» **Exercise**
Take the listing from its first line through the line that contains "return (px - ML) / PW" and please retype those lines exactly, leaving out the pictures.

» **Available data**
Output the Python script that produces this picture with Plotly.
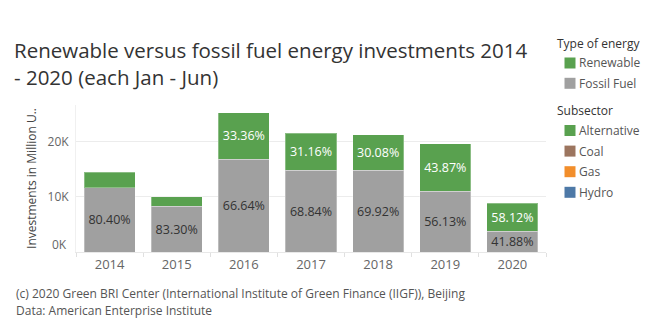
import plotly.graph_objects as go

# Investment totals (million USD, Jan-Jun of each year) and the share of each energy type
years = ["2014", "2015", "2016", "2017", "2018", "2019", "2020"]
totals = [14500, 10000, 25300, 21600, 21300, 19700, 8900]
fossil_pct = [80.40, 83.30, 66.64, 68.84, 69.92, 56.13, 41.88]
renewable_pct = [19.60, 16.70, 33.36, 31.16, 30.08, 43.87, 58.12]
# renewable labels are only shown where the segment is tall enough
renewable_labelled = [False, False, True, True, True, True, True]

y_tick_vals = [10000, 20000]
y_tick_text = ["10K", "20K"]

energy_keys = ["Renewable", "Fossil Fuel"]
subsector_keys = ["Alternative", "Coal", "Gas", "Hydro"]

GREEN = "#59a14f"
GREY = "#a0a0a0"
SUBSECTOR_COLORS = [GREEN, "#9c755f", "#f28e2b", "#4e79a7"]
FONT = "Open Sans, Noto Sans, sans-serif"

W, H = 645, 334
ML, MR, MT, MB = 76, 99, 105, 82
PW, PH = W - ML - MR, H - MT - MB


def px_x(px):
    return (px - ML) / PW


def px_y(py):
    return (H - MB - py) / PH


fossil = [t * p / 100 for t, p in zip(totals, fossil_pct)]
renewable = [t * p / 100 for t, p in zip(totals, renewable_pct)]

bar_edge = dict(width=1, color="rgba(255,255,255,0.3)")

fig = go.Figure()
fig.add_bar(
    x=years, y=fossil, name="Fossil Fuel", marker=dict(color=GREY, line=bar_edge),
    text=[f"{p:.2f}%" for p in fossil_pct], textposition="inside",
    insidetextanchor="middle", textangle=0, constraintext="none",
    textfont=dict(color="#333333", size=12.5, family=FONT),
)
fig.add_bar(
    x=years, y=renewable, name="Renewable", marker=dict(color=GREEN, line=bar_edge),
    text=[f"{p:.2f}%" if show else "" for p, show in zip(renewable_pct, renewable_labelled)],
    textposition="inside", insidetextanchor="middle", textangle=0, constraintext="none",
    textfont=dict(color="white", size=12.5, family=FONT),
)

shapes = []
annotations = []


def legend_block(title, title_y, names, colors, first_y, step):
    annotations.append(dict(
        text=title, xref="paper", yref="paper", x=px_x(555), y=px_y(title_y),
        xanchor="left", yanchor="middle", showarrow=False,
        font=dict(size=12, color="#333333", family=FONT)))
    for i, (name, col) in enumerate(zip(names, colors)):
        cy = first_y + i * step
        shapes.append(dict(
            type="rect", xref="paper", yref="paper",
            x0=px_x(564.5), x1=px_x(575.5), y0=px_y(cy - 5.5), y1=px_y(cy + 5.5),
            fillcolor=col, line=dict(width=0)))
        annotations.append(dict(
            text=name, xref="paper", yref="paper", x=px_x(577), y=px_y(cy),
            xanchor="left", yanchor="middle", showarrow=False,
            font=dict(size=12, color="#555555", family=FONT)))


legend_block("Type of energy", 43, energy_keys, [GREEN, GREY], 63, 20.3)
legend_block("Subsector", 110, subsector_keys, SUBSECTOR_COLORS, 130.5, 20.6)

# zero label sits just above the baseline
annotations.append(dict(
    text="0K", xref="paper", yref="y", x=0, y=0, xanchor="right", yanchor="middle",
    xshift=-7, yshift=8, showarrow=False,
    font=dict(size=12, color="#666666", family=FONT)))

annotations += [
    dict(text="(c) 2020 Green BRI Center (International Institute of Green Finance (IIGF)), Beijing",
         xref="paper", yref="paper", x=px_x(14), y=px_y(293.5),
         xanchor="left", yanchor="middle", showarrow=False,
         font=dict(size=12, color="#555555", family=FONT)),
    dict(text="Data: American Enterprise Institute",
         xref="paper", yref="paper", x=px_x(14), y=px_y(310.5),
         xanchor="left", yanchor="middle", showarrow=False,
         font=dict(size=12, color="#555555", family=FONT)),
]

fig.update_layout(
    width=W, height=H,
    margin=dict(l=ML, r=MR, t=MT, b=MB),
    paper_bgcolor="white", plot_bgcolor="white",
    barmode="stack", bargap=0.24,
    font=dict(family=FONT, color="#555555"),
    showlegend=False,
    title=dict(
        text="Renewable versus fossil fuel energy investments 2014<br>- 2020 (each Jan - Jun)",
        xref="container", yref="container", x=14 / W, xanchor="left",
        y=1 - 58 / H, yanchor="top",
        font=dict(size=20.5, color="#333333", family=FONT),
    ),
    xaxis=dict(
        showgrid=False, ticks="outside", tickson="boundaries", ticklen=4,
        tickcolor="#e0e0e0", showline=True, linecolor="#e8e8e8",
        tickfont=dict(size=13, color="#666666", family=FONT),
    ),
    yaxis=dict(
        range=[0, 26700], tickvals=y_tick_vals, ticktext=y_tick_text,
        showgrid=True, gridcolor="#ececec", zeroline=False,
        showline=True, linecolor="#f0f0f0", ticks="", ticklabelstandoff=4,
        tickfont=dict(size=12, color="#666666", family=FONT),
        title=dict(text="Investments in Million U..", standoff=8,
                   font=dict(size=12, color="#444444", family=FONT)),
    ),
    shapes=shapes,
    annotations=annotations,
)

fig.write_html("out.html")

» **The output**
Output the Python script that produces this picture with Plotly.
import plotly.graph_objects as go

# Investment totals (million USD, Jan-Jun of each year) and the share of each energy type
years = ["2014", "2015", "2016", "2017", "2018", "2019", "2020"]
totals = [14500, 10000, 25300, 21600, 21300, 19700, 8900]
fossil_pct = [80.40, 83.30, 66.64, 68.84, 69.92, 56.13, 41.88]
renewable_pct = [19.60, 16.70, 33.36, 31.16, 30.08, 43.87, 58.12]
# renewable labels are only shown where the segment is tall enough
renewable_labelled = [False, False, True, True, True, True, True]

y_tick_vals = [10000, 20000]
y_tick_text = ["10K", "20K"]

energy_keys = ["Renewable", "Fossil Fuel"]
subsector_keys = ["Alternative", "Coal", "Gas", "Hydro"]

GREEN = "#59a14f"
GREY = "#a0a0a0"
SUBSECTOR_COLORS = [GREEN, "#9c755f", "#f28e2b", "#4e79a7"]
FONT = "Open Sans, Noto Sans, sans-serif"

W, H = 645, 334
ML, MR, MT, MB = 76, 99, 105, 82
PW, PH = W - ML - MR, H - MT - MB


def px_x(px):
    return (px - ML) / PW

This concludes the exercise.